Details are still emerging, but it appears that the scam runs quite deep, and unfortunately, many retail consumers, funds, and LPs with funds custodied on FTX, as well as FTX creditors, now find themselves in a dire spot. In the past six months, we have witnessed the unraveling of a web of leverage that entangled the crypto space. It started with LUNA/UST, seemingly resolved in the 3AC unwind, only to find that SBF now appears to have been insolvent as well.
These notes do not serve to commiserate, rather, they are to inform. Therefore, we will save our more colorful thoughts on the issue for a later date.
Risk Not Quite Worth the Reward Just Yet
Those that follow our work know that we have generally been quite constructive on the crypto market since around July. However, on Tuesday, following the implicit admission of insolvency by SBF, we discussed reducing exposure to SOL and raising cash in anticipation of lower lows in other cryptoassets.
On Wednesday, things came to a head when Binance walked away from a deal to purchase FTX. Crypto markets made new YTD lows on the news as investors scrambled for liquidity in anticipation of additional forced selling.

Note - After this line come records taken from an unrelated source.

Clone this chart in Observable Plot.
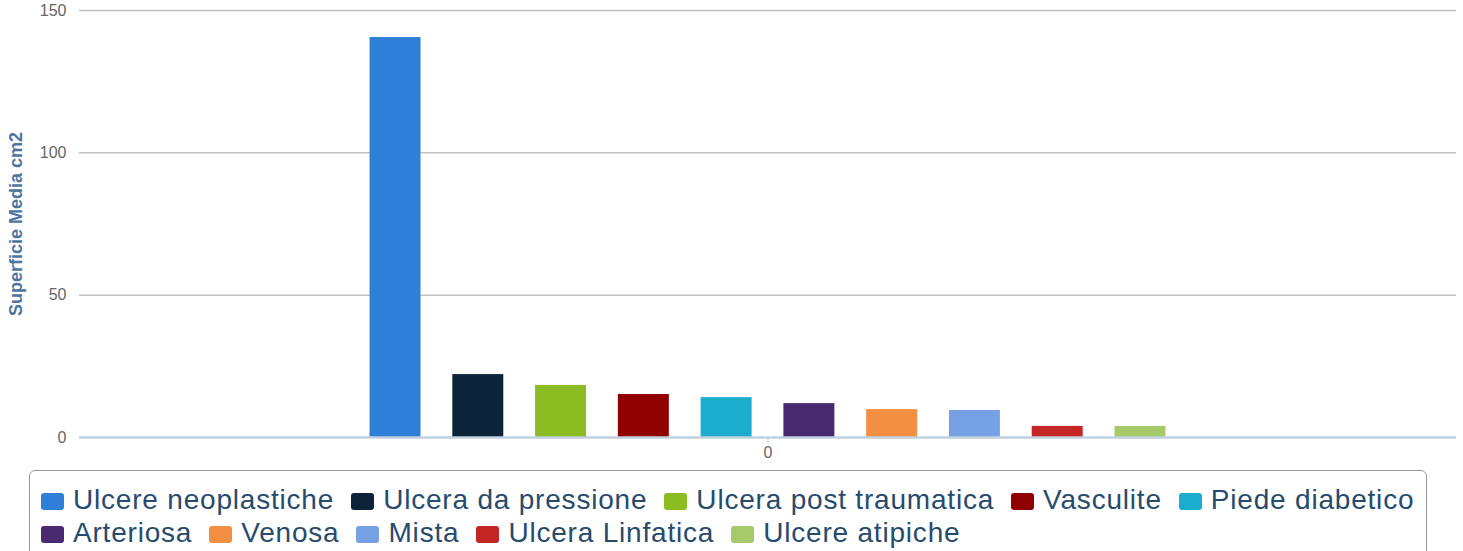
<!DOCTYPE html>
<html>
<head>
<meta charset="utf-8">
<script src="https://cdn.jsdelivr.net/npm/d3@7"></script>
<script src="https://cdn.jsdelivr.net/npm/@observablehq/plot@0.6"></script>
<style>
  html, body { margin: 0; padding: 0; background: #fff; }
  body { width: 1463px; height: 551px; overflow: hidden; font-family: "Liberation Sans", Arial, sans-serif; }
  #chart svg { display: block; }
  #legend {
    position: absolute; left: 29px; top: 470px; width: 1398px; height: 100px;
    border: 1px solid #999; border-radius: 6px; box-sizing: border-box;
    padding: 12px 0 0 11px; overflow: visible;
  }
  .row { display: flex; flex-wrap: nowrap; white-space: nowrap; width: 1500px; }
  .item { display: inline-flex; align-items: center; white-space: nowrap; margin-right: 17px;
    font-size: 28px; letter-spacing: 0.8px; line-height: 33px; color: #274b6d; }
  .sw { width: 23px; height: 17px; border-radius: 3px; margin-right: 9px; flex: none; margin-top: 3px; }
</style>
</head>
<body>
<div id="chart"></div>
<div id="legend"></div>
<script>
const categories = ["0"];
const seriesNames = [
  "Ulcere neoplastiche", "Ulcera da pressione", "Ulcera post traumatica", "Vasculite", "Piede diabetico",
  "Arteriosa", "Venosa", "Mista", "Ulcera Linfatica", "Ulcere atipiche"
];
const seriesValues = [140.5, 22.1, 18.3, 15.1, 14.0, 11.9, 9.8, 9.5, 3.9, 3.9];
const seriesColors = ["#2f7ed8", "#0d233a", "#8bbc21", "#910000", "#1aadce", "#492970", "#f28f43", "#77a1e5", "#c42525", "#a6c96a"];
const yTicks = [0, 50, 100, 150];
const yTitle = "Superficie Media cm2";
const legendRows = [5, 5]; // items per legend row

const data = seriesNames.map((name, i) => ({ group: categories[0], name, value: seriesValues[i] }));

const chart = Plot.plot({
  width: 1463,
  height: 462,
  marginTop: 10,
  marginBottom: 25,
  marginLeft: 79,
  marginRight: 7,
  style: { fontFamily: "Liberation Sans, Arial, sans-serif", fontSize: "16px", background: "#fff", overflow: "visible" },
  fx: { domain: categories, padding: 0, label: null, round: false },
  x: { domain: seriesNames, paddingInner: 0.384, paddingOuter: 3.51, axis: null, round: false },
  y: { domain: [0, 150], label: null },
  color: { domain: seriesNames, range: seriesColors },
  marks: [
    Plot.gridY(yTicks.filter(d => d > 0), { stroke: "#c0c0c0", strokeOpacity: 1, strokeWidth: 1.5 }),
    Plot.barY(data, { fx: "group", x: "name", y: "value", fill: "name" }),
    Plot.ruleY([0], { stroke: "#c0d0e0", strokeWidth: 2.5 }),
    Plot.axisY({ ticks: yTicks, tickSize: 0, tickPadding: 13, fill: "#666", fontSize: 16, label: null }),
    Plot.axisY({ ticks: [], label: yTitle, labelAnchor: "center", labelArrow: "none", labelOffset: 70, fill: "#4d759e", fontWeight: "bold", fontSize: 18 }),
    Plot.axisFx({ anchor: "bottom", tickSize: 6, tickPadding: 3, stroke: "#c0d0e0", fill: "#666", fontSize: 16, label: null })
  ]
});
document.getElementById("chart").appendChild(chart);

const legend = document.getElementById("legend");
let idx = 0;
legendRows.forEach(n => {
  const row = document.createElement("div");
  row.className = "row";
  for (let k = 0; k < n; k++, idx++) {
    const it = document.createElement("div");
    it.className = "item";
    const sw = document.createElement("span");
    sw.className = "sw";
    sw.style.background = seriesColors[idx];
    const tx = document.createElement("span");
    tx.textContent = seriesNames[idx];
    it.appendChild(sw); it.appendChild(tx);
    row.appendChild(it);
  }
  legend.appendChild(row);
});
</script>
</body>
</html>
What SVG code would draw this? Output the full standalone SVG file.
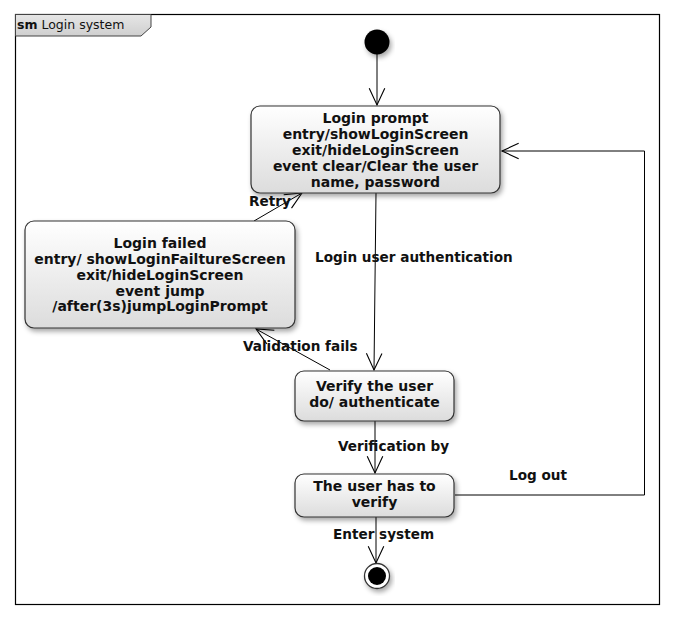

Bearish Positioning and a Shockingly Low CPI
As is typical following such substantial drawdowns, Thursday was followed up by a rather impressive bounce. However, as we will address below, it is a little premature to trust this bounce.
In assessing whether to redeploy risk, it is helpful to review the scenario under which this bounce took place.
On Thursday, we had an enormous downside surprise on CPI, sending rates forcefully lower.
Stocks had their best day since 2020. Naturally, risk-on-price action should be conducive to oversold cryptoassets (10-Year chart below).
We also saw a massive increase in bearish positioning leading into Thursday’s trading session. On a percentage basis, this was the largest increase in the put/call ratio this year. Thus, it is likely there was some reflexivity at play during the major bounce.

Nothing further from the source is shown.